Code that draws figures
....................

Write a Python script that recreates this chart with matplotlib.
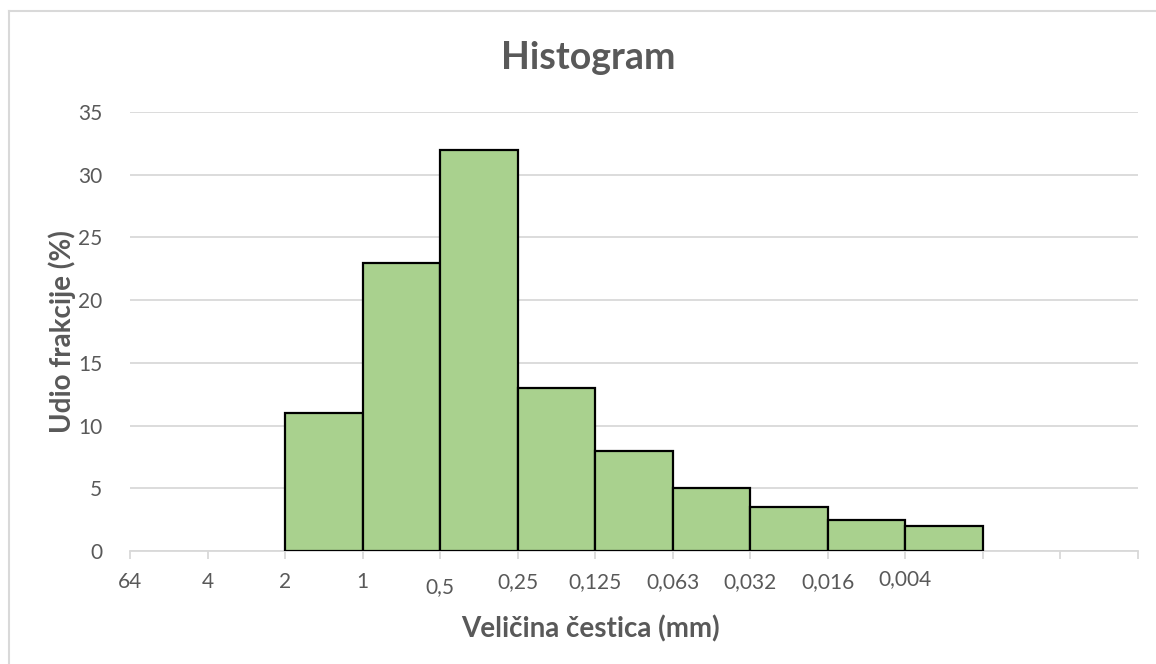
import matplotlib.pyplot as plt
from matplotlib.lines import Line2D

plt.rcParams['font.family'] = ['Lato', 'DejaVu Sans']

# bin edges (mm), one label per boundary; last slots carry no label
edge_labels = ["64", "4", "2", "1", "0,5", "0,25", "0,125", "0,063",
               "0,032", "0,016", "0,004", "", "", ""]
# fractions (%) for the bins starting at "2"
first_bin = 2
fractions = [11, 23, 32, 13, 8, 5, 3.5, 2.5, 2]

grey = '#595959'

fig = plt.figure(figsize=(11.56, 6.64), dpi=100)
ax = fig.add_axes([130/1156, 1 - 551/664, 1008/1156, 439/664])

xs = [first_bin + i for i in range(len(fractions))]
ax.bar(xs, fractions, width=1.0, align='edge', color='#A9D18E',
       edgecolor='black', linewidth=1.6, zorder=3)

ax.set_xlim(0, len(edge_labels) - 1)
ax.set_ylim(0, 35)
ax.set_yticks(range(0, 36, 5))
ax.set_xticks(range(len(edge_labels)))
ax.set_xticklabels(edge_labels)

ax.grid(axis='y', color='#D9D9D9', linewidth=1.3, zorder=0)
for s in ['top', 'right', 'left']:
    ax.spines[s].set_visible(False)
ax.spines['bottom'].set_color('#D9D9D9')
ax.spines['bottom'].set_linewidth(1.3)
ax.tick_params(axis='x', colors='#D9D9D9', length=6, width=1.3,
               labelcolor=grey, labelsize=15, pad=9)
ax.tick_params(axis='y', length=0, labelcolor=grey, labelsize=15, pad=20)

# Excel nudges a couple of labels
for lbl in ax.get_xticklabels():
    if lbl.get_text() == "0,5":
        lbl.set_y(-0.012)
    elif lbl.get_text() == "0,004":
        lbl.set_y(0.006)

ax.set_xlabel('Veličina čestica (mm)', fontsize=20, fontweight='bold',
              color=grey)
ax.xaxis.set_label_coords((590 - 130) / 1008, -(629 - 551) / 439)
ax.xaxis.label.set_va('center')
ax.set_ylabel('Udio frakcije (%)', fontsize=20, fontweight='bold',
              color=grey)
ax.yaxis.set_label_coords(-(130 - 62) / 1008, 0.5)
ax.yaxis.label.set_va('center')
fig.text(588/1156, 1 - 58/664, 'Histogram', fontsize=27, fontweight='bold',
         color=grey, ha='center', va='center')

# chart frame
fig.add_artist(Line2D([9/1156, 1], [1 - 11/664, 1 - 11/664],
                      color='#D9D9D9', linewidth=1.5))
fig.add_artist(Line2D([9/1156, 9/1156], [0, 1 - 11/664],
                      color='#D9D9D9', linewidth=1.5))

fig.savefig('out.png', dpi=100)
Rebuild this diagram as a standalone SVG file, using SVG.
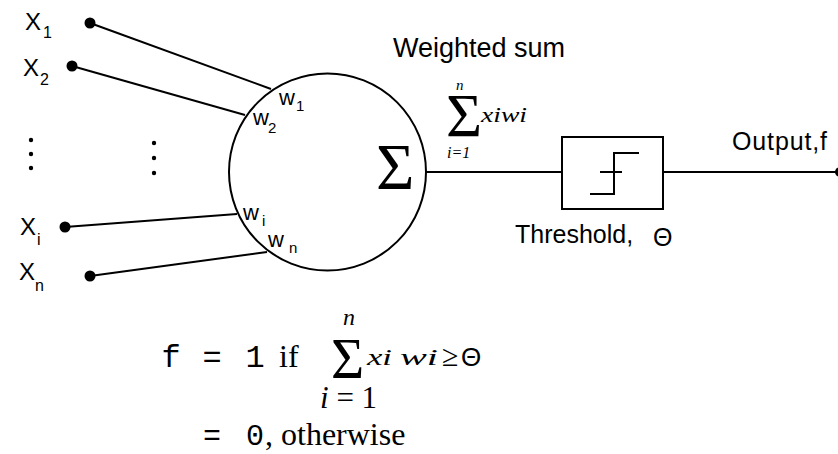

....................

> [WHAT THE EXERCISE ASKS]:
Restate the full listing verbatim and drop every picture.

> [SOLUTION TO THIS TASK]:
Write a Python script that recreates this chart with matplotlib.
import matplotlib.pyplot as plt
from matplotlib.lines import Line2D

plt.rcParams['font.family'] = ['Lato', 'DejaVu Sans']

# bin edges (mm), one label per boundary; last slots carry no label
edge_labels = ["64", "4", "2", "1", "0,5", "0,25", "0,125", "0,063",
               "0,032", "0,016", "0,004", "", "", ""]
# fractions (%) for the bins starting at "2"
first_bin = 2
fractions = [11, 23, 32, 13, 8, 5, 3.5, 2.5, 2]

grey = '#595959'

fig = plt.figure(figsize=(11.56, 6.64), dpi=100)
ax = fig.add_axes([130/1156, 1 - 551/664, 1008/1156, 439/664])

xs = [first_bin + i for i in range(len(fractions))]
ax.bar(xs, fractions, width=1.0, align='edge', color='#A9D18E',
       edgecolor='black', linewidth=1.6, zorder=3)

ax.set_xlim(0, len(edge_labels) - 1)
ax.set_ylim(0, 35)
ax.set_yticks(range(0, 36, 5))
ax.set_xticks(range(len(edge_labels)))
ax.set_xticklabels(edge_labels)

ax.grid(axis='y', color='#D9D9D9', linewidth=1.3, zorder=0)
for s in ['top', 'right', 'left']:
    ax.spines[s].set_visible(False)
ax.spines['bottom'].set_color('#D9D9D9')
ax.spines['bottom'].set_linewidth(1.3)
ax.tick_params(axis='x', colors='#D9D9D9', length=6, width=1.3,
               labelcolor=grey, labelsize=15, pad=9)
ax.tick_params(axis='y', length=0, labelcolor=grey, labelsize=15, pad=20)

# Excel nudges a couple of labels
for lbl in ax.get_xticklabels():
    if lbl.get_text() == "0,5":
        lbl.set_y(-0.012)
    elif lbl.get_text() == "0,004":
        lbl.set_y(0.006)

ax.set_xlabel('Veličina čestica (mm)', fontsize=20, fontweight='bold',
              color=grey)
ax.xaxis.set_label_coords((590 - 130) / 1008, -(629 - 551) / 439)
ax.xaxis.label.set_va('center')
ax.set_ylabel('Udio frakcije (%)', fontsize=20, fontweight='bold',
              color=grey)
ax.yaxis.set_label_coords(-(130 - 62) / 1008, 0.5)
ax.yaxis.label.set_va('center')
fig.text(588/1156, 1 - 58/664, 'Histogram', fontsize=27, fontweight='bold',
         color=grey, ha='center', va='center')

# chart frame
fig.add_artist(Line2D([9/1156, 1], [1 - 11/664, 1 - 11/664],
                      color='#D9D9D9', linewidth=1.5))
fig.add_artist(Line2D([9/1156, 9/1156], [0, 1 - 11/664],
                      color='#D9D9D9', linewidth=1.5))

fig.savefig('out.png', dpi=100)
Rebuild this diagram as a standalone SVG file, using SVG.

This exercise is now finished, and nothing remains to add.